Some researchers and commentators argue that treating this pattern as a problem to be corrected misunderstands its function. The fusion of belief and identity, the instinct to defend views under pressure: these are arguably features of what it means to be a social creature embedded in a community of shared meaning. Perfect openness to any and all challenges would not produce a wiser person. It might produce someone with no stable commitments at all.
This is a fair point, and the argument isn’t that people should hold all beliefs loosely or react to every disagreement with serene detachment. The question is more modest: is there space between “dismissing all criticism as noise” and “experiencing every challenge as an existential threat”? The evidence suggests there is, and that space is genuinely usable.
Sovereign Mind lens
The shift from threat to curiosity in the face of disagreement is not purely a matter of willpower or technique.
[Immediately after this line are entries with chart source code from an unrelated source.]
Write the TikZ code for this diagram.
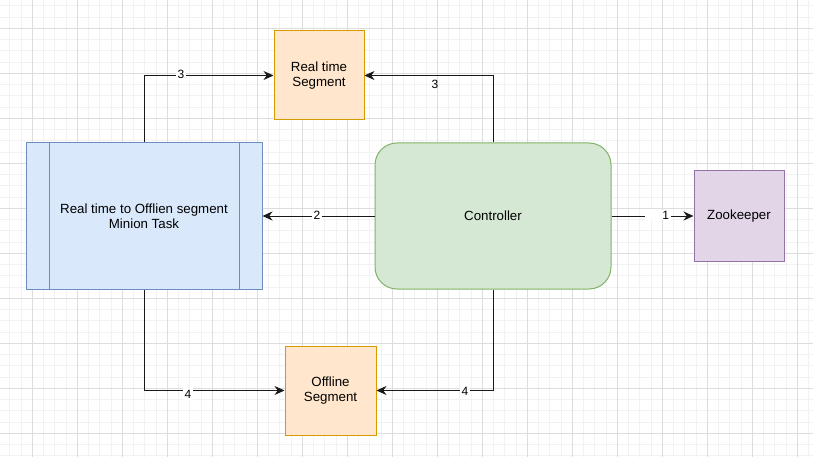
\documentclass[tikz,border=0pt]{standalone}
\usepackage{fontspec}
\setmainfont{Liberation Sans}
\usetikzlibrary{arrows.meta}
\definecolor{orfill}{HTML}{FFE6CC}
\definecolor{ordraw}{HTML}{D79B00}
\definecolor{blfill}{HTML}{DAE8FC}
\definecolor{bldraw}{HTML}{6C8EBF}
\definecolor{grfill}{HTML}{D5E8D4}
\definecolor{grdraw}{HTML}{82B366}
\definecolor{pufill}{HTML}{E1D5E7}
\definecolor{pudraw}{HTML}{9673A6}
\definecolor{gridminor}{HTML}{F2F2F2}
\definecolor{gridmajor}{HTML}{DDDDDD}
\begin{document}
\begin{tikzpicture}[x=1pt,y=-1pt,
  box/.style={draw, line width=1pt, inner sep=2pt, align=center,
    font=\fontsize{13.3}{15.5}\selectfont},
  edge/.style={draw=black!90, line width=1pt, -{Stealth[length=10pt,width=9pt]}},
  lbl/.style={fill=white, inner sep=1.5pt, font=\fontsize{12}{14}\selectfont},
  minorgrid/.style={draw=gridminor, line width=0.8pt},
  majorgrid/.style={draw=gridmajor, line width=0.8pt}]
\useasboundingbox (0,0) rectangle (813,457);
\fill[white] (0,0) rectangle (813,457);
% grid
\foreach \i in {0,...,72} \draw[minorgrid] ({9.8+11.25*\i},0) -- ++(0,457);
\foreach \i in {0,...,41} \draw[minorgrid] (0,{5.8+11.25*\i}) -- ++(813,0);
\foreach \i in {0,...,17} \draw[majorgrid] ({32.3+45*\i},0) -- ++(0,457);
\foreach \i in {0,...,9} \draw[majorgrid] (0,{28.3+45*\i}) -- ++(813,0);

% nodes
\node[box, fill=orfill, draw=ordraw, minimum width=90pt, minimum height=89pt] (rts) at (319,75.5) {Real time\\Segment};
\node[box, fill=blfill, draw=bldraw, minimum width=236pt, minimum height=146pt] (min) at (144,216) {Real time to Offlien segment\\Minion Task};
\draw[draw=bldraw, line width=1pt] ([xshift=24pt]min.north west) -- ([xshift=24pt]min.south west);
\draw[draw=bldraw, line width=1pt] ([xshift=-23pt]min.north east) -- ([xshift=-23pt]min.south east);
\node[box, fill=grfill, draw=grdraw, rounded corners=22pt, minimum width=236pt, minimum height=146pt] (ctrl) at (493,216) {Controller};
\node[box, fill=pufill, draw=pudraw, minimum width=90pt, minimum height=90pt] (zk) at (739,216) {Zookeeper};
\node[box, fill=orfill, draw=ordraw, minimum width=91pt, minimum height=89pt] (off) at (330.5,390.5) {Offline\\Segment};

% connectors
\draw[edge] (min.north) |- (rts.west);
\draw[edge] (ctrl.north) |- (rts.east);
\draw[edge] (ctrl.west) -- (min.east);
\draw[edge] (ctrl.east) -- (zk.west);
\draw[edge] (min.south) |- (off.west);
\draw[edge] (ctrl.south) |- (off.east);

% labels
\node[lbl] (l3a) at (181,74.5) {3};
\node[lbl, fill=none] (l3b) at (435,84) {3};
\node[lbl] (l2) at (317,215.5) {2};
\node[lbl, minimum width=26pt, align=right, text width=22pt, inner sep=1pt] (l1) at (658,215) {\hfill 1};
\node[lbl] (l4a) at (188,394) {4};
\node[lbl] (l4b) at (465,391) {4};
\end{tikzpicture}
\end{document}
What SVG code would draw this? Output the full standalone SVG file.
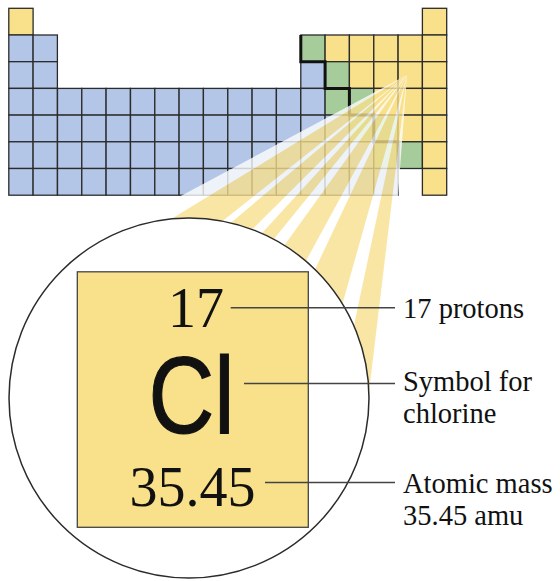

It requires examining the underlying architecture that makes disagreement threatening in the first place. That’s where the three-part framework of the Sovereign Mind becomes relevant.
- Unlearning: The inherited script is that being wrong is a verdict on the person, not on a position. When opinions are fused with identity from childhood, disagreement gets processed as rejection rather than information. Tracing that equation, noticing where it was first learned and whose interests it served, begins to loosen its grip.
- Restoration: Defensive listening degrades the attentional capacity required for genuine thought. Restoring that capacity means learning to tolerate the discomfort of challenge without immediately converting it into a threat narrative.
- Defense: Environments that systematically exploit the belief-identity fusion, whether political media ecosystems, polarizing social networks, or interpersonal dynamics built on intellectual dominance, are worth identifying as such. Recognizing when a context is designed to make disagreement feel like attack is the first step to not playing by its rules.
What shifts when the pattern is named
There is something specific that tends to happen when a person begins to recognize the belief-identity fusion in themselves. The disagreement doesn’t become painless. But there is, gradually, a gap between the trigger and the response. A moment, however brief, in which the question can be asked: is this a challenge to an idea, or does it genuinely threaten something important?
Most of the time, on examination, it’s the former. The position being challenged is not the same as the person holding it. The person disagreeing is not hostile. The exchange is not a contest for dominance. These are things that are difficult to access when fully inside the threat response, but that become available when the threat response can be noticed rather than simply inhabited.
This is not a counsel of emotional detachment. It’s closer to the opposite. Genuine engagement with disagreement, the kind that can actually change minds, requires that both parties be present enough to hear each other. The person operating entirely from self-protection can’t quite do that. They are, in a sense, talking to their own reflection.